Ум не есть начало всего, потому что ум — множество, а прежде множества должно быть единое. Но то, что ум есть множество, ясно: он всегда мыслит умопостигаемые вещи (τά νοήματα), которые суть не единое, но многое, и при этом не отличаются от него самого. Поэтому если он есть то же, что и они, а их много, то и ум будет множеством.А то, что ум есть то же самое, что и умопостигаемые, доказывается следующим образом. Если есть нечто, что он созерцает, то он созерцает это, либо имея его в себе, либо — как находящееся в чем-то другом. А то, что он не может не созерцать, ясно: ум может существовать только вместе с мышлением, а лишенный мышления, он лишится и своей сущности. Поэтому нужно, уделив внимание происходящему при разных способах распознавания, исследовать созерцание, присущее уму. У нас имеются в общей сложности [следующие] способности распознавания: ощущение, воображение и ум. Пользующееся ощущением всегда направляет свое созерцание на внешнее, не соединяясь с тем, что созерцает, но получая лишь отпечаток того, на что направлено. Так, когда глаз смотрит на видимое, он не может прийти в тождество с видимым, ибо, не окажись он от видимого на некотором расстоянии, он не увидел бы ничего. Точно так же и осязаемое, если окажется в тождестве [с осязающим], исчезнет. Отсюда ясно, что и ощущение, и то, что пользуется ощущением, когда намеревается постичь чувственный предмет, всегда устремляется вовне. И точно так же воображение всегда устремляется к внешнему и вместе с этой устремленностью в нем возникает образ[2073]

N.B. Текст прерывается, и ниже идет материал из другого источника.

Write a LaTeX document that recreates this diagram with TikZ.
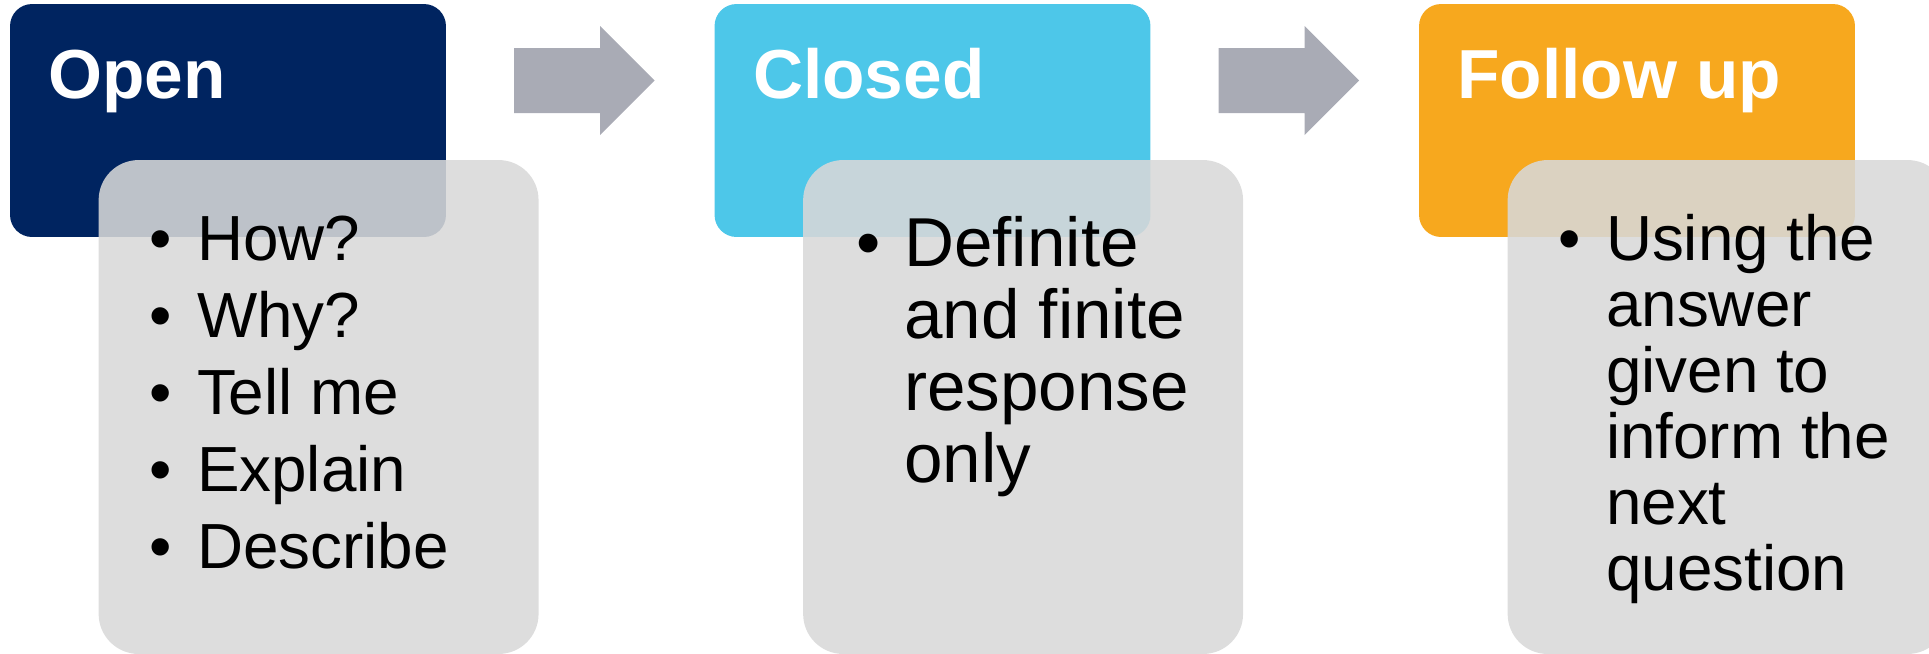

, так что благодаря этой устремленности к внешнему воображение извне обеспечивает видимость образа как существующего вовне.Таково восприятие этих способностей распознавания, из которых ни одна не может постичь какую бы то ни было форму, ощутимую или неощутимую, если обратится к себе и соберется внутри самой себя. В случае же ума восприятие осуществляется не таким способом, но так, что ум обращается к себе и себя созерцает. Ведь если он перестанет созерцать свои энергии и быть взглядом, следящим за своими энергиями, которые выступают в качестве зрелища, то он перестанет мыслить. Поэтому так же как [у нас] было ощущение и ощущаемое, так теперь будет ум и умопостигаемое. Но если первое ощущает, выходя вовне и находя ощущаемое в материи, то ум созерцает, собираясь в себя. Если же он созерцает, не выходя во внешнее, (как это представлялось некоторым, считавшим, что существо ума и воображения отличаются <только> по имени, поскольку воображение в разумном живом существе казалось им мышлением[2074]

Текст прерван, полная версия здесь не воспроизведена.